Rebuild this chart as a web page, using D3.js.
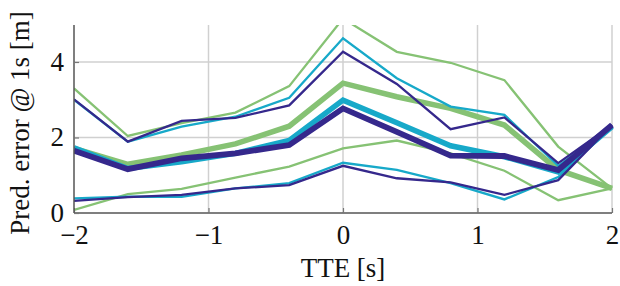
<!DOCTYPE html>
<html><head><meta charset="utf-8">
<script src="https://cdn.jsdelivr.net/npm/d3@7"></script>
<style>body{margin:0;background:#fff}svg{display:block}</style>
</head><body>
<svg id="c" width="620" height="286"></svg>
<script>
const tte = [-2, -1.6, -1.2, -0.8, -0.4, 0, 0.4, 0.8, 1.2, 1.6, 2];
const xTicks = [-2, -1, 0, 1, 2];
const yTicks = [0, 2, 4];
const xTickLabels = ["\u22122", "\u22121", "0", "1", "2"];
const yTickLabels = ["0", "2", "4"];

const greenUpper  = [3.30, 2.04, 2.38, 2.66, 3.36, 5.15, 4.27, 3.98, 3.52, 1.76, 0.65];
const greenMedian = [1.71, 1.29, 1.54, 1.83, 2.30, 3.44, 3.08, 2.77, 2.33, 1.14, 0.65];
const greenLower  = [0.08, 0.50, 0.64, 0.94, 1.23, 1.71, 1.92, 1.58, 1.12, 0.34, 0.65];
const cyanUpper   = [3.00, 1.89, 2.29, 2.55, 3.05, 4.63, 3.57, 2.82, 2.60, 1.25, 2.29];
const cyanMedian  = [1.73, 1.18, 1.36, 1.58, 1.92, 2.99, 2.39, 1.78, 1.49, 1.09, 2.29];
const cyanLower   = [0.39, 0.43, 0.43, 0.65, 0.79, 1.33, 1.14, 0.79, 0.36, 0.95, 2.29];
const purpleUpper = [3.01, 1.89, 2.44, 2.52, 2.85, 4.27, 3.42, 2.22, 2.53, 1.32, 2.33];
const purpleMedian= [1.65, 1.16, 1.45, 1.58, 1.80, 2.77, 2.15, 1.52, 1.51, 1.14, 2.33];
const purpleLower = [0.32, 0.42, 0.48, 0.65, 0.74, 1.25, 0.92, 0.81, 0.48, 0.87, 2.33];

const series = [
  {vals: greenLower, color: "#86c274", w: 2.3},
  {vals: greenUpper, color: "#86c274", w: 2.3},
  {vals: greenMedian, color: "#86c274", w: 5.5},
  {vals: cyanLower, color: "#17a9c9", w: 2.3},
  {vals: cyanUpper, color: "#17a9c9", w: 2.3},
  {vals: cyanMedian, color: "#17a9c9", w: 5.5},
  {vals: purpleLower, color: "#35288c", w: 2.3},
  {vals: purpleUpper, color: "#35288c", w: 2.3},
  {vals: purpleMedian, color: "#35288c", w: 5.8}
];

const L = 74, R = 612, T = 25, B = 213;
const FONT = "Liberation Serif, Times New Roman, serif";
const x = d3.scaleLinear().domain([-2, 2]).range([L, R]);
const y = d3.scaleLinear().domain([0, 4.98]).range([B, T]);
const svg = d3.select("#c");

// grid
const g = svg.append("g");
g.selectAll("line.vx").data(xTicks.slice(1)).enter().append("line")
  .attr("x1", d => x(d)).attr("x2", d => x(d)).attr("y1", T).attr("y2", B)
  .attr("stroke", "#d0d0d0").attr("stroke-width", 1.5);
g.selectAll("line.hy").data(yTicks.slice(1)).enter().append("line")
  .attr("x1", L).attr("x2", R).attr("y1", d => y(d)).attr("y2", d => y(d))
  .attr("stroke", "#d0d0d0").attr("stroke-width", 1.5);

// lines
svg.append("clipPath").attr("id", "cp").append("rect")
  .attr("x", L).attr("y", T).attr("width", R - L + 4).attr("height", B - T);
const line = d3.line().x((d, i) => x(tte[i])).y(d => y(d));
const lg = svg.append("g").attr("clip-path", "url(#cp)");
series.forEach(s => {
  lg.append("path").datum(s.vals).attr("d", line)
    .attr("fill", "none").attr("stroke", s.color).attr("stroke-width", s.w)
    .attr("stroke-linejoin", "miter");
});

// axes
const xa = d3.axisBottom(x).tickValues(xTicks).tickSize(-5).tickPadding(12)
  .tickFormat((d, i) => xTickLabels[i]);
const ya = d3.axisLeft(y).tickValues(yTicks).tickSize(-5).tickPadding(10)
  .tickFormat((d, i) => yTickLabels[i]);
const xg = svg.append("g").attr("transform", `translate(0,${B})`).call(xa);
const yg = svg.append("g").attr("transform", `translate(${L},0)`).call(ya);
[xg, yg].forEach(a => {
  a.select(".domain").attr("stroke", "#555").attr("stroke-width", 1.5);
  a.selectAll(".tick line").attr("stroke", "#777").attr("stroke-width", 1.2);
  a.selectAll("text").attr("font-family", FONT)
    .attr("font-size", 27).attr("fill", "#111");
});
yg.select(".domain").attr("d", `M0,${T}V${B}`);
xg.select(".domain").attr("d", `M${L},0H${R}`);
yg.selectAll(".tick text").attr("dy", "0.3em");

svg.append("text").attr("x", x(0)).attr("y", 277).attr("text-anchor", "middle")
  .attr("font-family", FONT).attr("font-size", 27).attr("fill", "#111")
  .text("TTE [s]");
svg.append("text").attr("transform", `translate(29,123) rotate(-90)`)
  .attr("text-anchor", "middle")
  .attr("font-family", FONT).attr("font-size", 27).attr("fill", "#111")
  .text("Pred. error @ 1s [m]");
</script>
</body></html>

### Task statement
Leave out the pictures and copy the rest of the material above exactly.

### Task response
Rebuild this chart as a web page, using D3.js.
<!DOCTYPE html>
<html><head><meta charset="utf-8">
<script src="https://cdn.jsdelivr.net/npm/d3@7"></script>
<style>body{margin:0;background:#fff}svg{display:block}</style>
</head><body>
<svg id="c" width="620" height="286"></svg>
<script>
const tte = [-2, -1.6, -1.2, -0.8, -0.4, 0, 0.4, 0.8, 1.2, 1.6, 2];
const xTicks = [-2, -1, 0, 1, 2];
const yTicks = [0, 2, 4];
const xTickLabels = ["\u22122", "\u22121", "0", "1", "2"];
const yTickLabels = ["0", "2", "4"];

const greenUpper  = [3.30, 2.04, 2.38, 2.66, 3.36, 5.15, 4.27, 3.98, 3.52, 1.76, 0.65];
const greenMedian = [1.71, 1.29, 1.54, 1.83, 2.30, 3.44, 3.08, 2.77, 2.33, 1.14, 0.65];
const greenLower  = [0.08, 0.50, 0.64, 0.94, 1.23, 1.71, 1.92, 1.58, 1.12, 0.34, 0.65];
const cyanUpper   = [3.00, 1.89, 2.29, 2.55, 3.05, 4.63, 3.57, 2.82, 2.60, 1.25, 2.29];
const cyanMedian  = [1.73, 1.18, 1.36, 1.58, 1.92, 2.99, 2.39, 1.78, 1.49, 1.09, 2.29];
const cyanLower   = [0.39, 0.43, 0.43, 0.65, 0.79, 1.33, 1.14, 0.79, 0.36, 0.95, 2.29];
const purpleUpper = [3.01, 1.89, 2.44, 2.52, 2.85, 4.27, 3.42, 2.22, 2.53, 1.32, 2.33];
const purpleMedian= [1.65, 1.16, 1.45, 1.58, 1.80, 2.77, 2.15, 1.52, 1.51, 1.14, 2.33];
const purpleLower = [0.32, 0.42, 0.48, 0.65, 0.74, 1.25, 0.92, 0.81, 0.48, 0.87, 2.33];

const series = [
  {vals: greenLower, color: "#86c274", w: 2.3},
  {vals: greenUpper, color: "#86c274", w: 2.3},
  {vals: greenMedian, color: "#86c274", w: 5.5},
  {vals: cyanLower, color: "#17a9c9", w: 2.3},
  {vals: cyanUpper, color: "#17a9c9", w: 2.3},
  {vals: cyanMedian, color: "#17a9c9", w: 5.5},
  {vals: purpleLower, color: "#35288c", w: 2.3},
  {vals: purpleUpper, color: "#35288c", w: 2.3},
  {vals: purpleMedian, color: "#35288c", w: 5.8}
];

const L = 74, R = 612, T = 25, B = 213;
const FONT = "Liberation Serif, Times New Roman, serif";
const x = d3.scaleLinear().domain([-2, 2]).range([L, R]);
const y = d3.scaleLinear().domain([0, 4.98]).range([B, T]);
const svg = d3.select("#c");

// grid
const g = svg.append("g");
g.selectAll("line.vx").data(xTicks.slice(1)).enter().append("line")
  .attr("x1", d => x(d)).attr("x2", d => x(d)).attr("y1", T).attr("y2", B)
  .attr("stroke", "#d0d0d0").attr("stroke-width", 1.5);
g.selectAll("line.hy").data(yTicks.slice(1)).enter().append("line")
  .attr("x1", L).attr("x2", R).attr("y1", d => y(d)).attr("y2", d => y(d))
  .attr("stroke", "#d0d0d0").attr("stroke-width", 1.5);

// lines
svg.append("clipPath").attr("id", "cp").append("rect")
  .attr("x", L).attr("y", T).attr("width", R - L + 4).attr("height", B - T);
const line = d3.line().x((d, i) => x(tte[i])).y(d => y(d));
const lg = svg.append("g").attr("clip-path", "url(#cp)");
series.forEach(s => {
  lg.append("path").datum(s.vals).attr("d", line)
    .attr("fill", "none").attr("stroke", s.color).attr("stroke-width", s.w)
    .attr("stroke-linejoin", "miter");
});

// axes
const xa = d3.axisBottom(x).tickValues(xTicks).tickSize(-5).tickPadding(12)
  .tickFormat((d, i) => xTickLabels[i]);
const ya = d3.axisLeft(y).tickValues(yTicks).tickSize(-5).tickPadding(10)
  .tickFormat((d, i) => yTickLabels[i]);
const xg = svg.append("g").attr("transform", `translate(0,${B})`).call(xa);
const yg = svg.append("g").attr("transform", `translate(${L},0)`).call(ya);
[xg, yg].forEach(a => {
  a.select(".domain").attr("stroke", "#555").attr("stroke-width", 1.5);
  a.selectAll(".tick line").attr("stroke", "#777").attr("stroke-width", 1.2);
  a.selectAll("text").attr("font-family", FONT)
    .attr("font-size", 27).attr("fill", "#111");
});
yg.select(".domain").attr("d", `M0,${T}V${B}`);
xg.select(".domain").attr("d", `M${L},0H${R}`);
yg.selectAll(".tick text").attr("dy", "0.3em");

svg.append("text").attr("x", x(0)).attr("y", 277).attr("text-anchor", "middle")
  .attr("font-family", FONT).attr("font-size", 27).attr("fill", "#111")
  .text("TTE [s]");
svg.append("text").attr("transform", `translate(29,123) rotate(-90)`)
  .attr("text-anchor", "middle")
  .attr("font-family", FONT).attr("font-size", 27).attr("fill", "#111")
  .text("Pred. error @ 1s [m]");
</script>
</body></html>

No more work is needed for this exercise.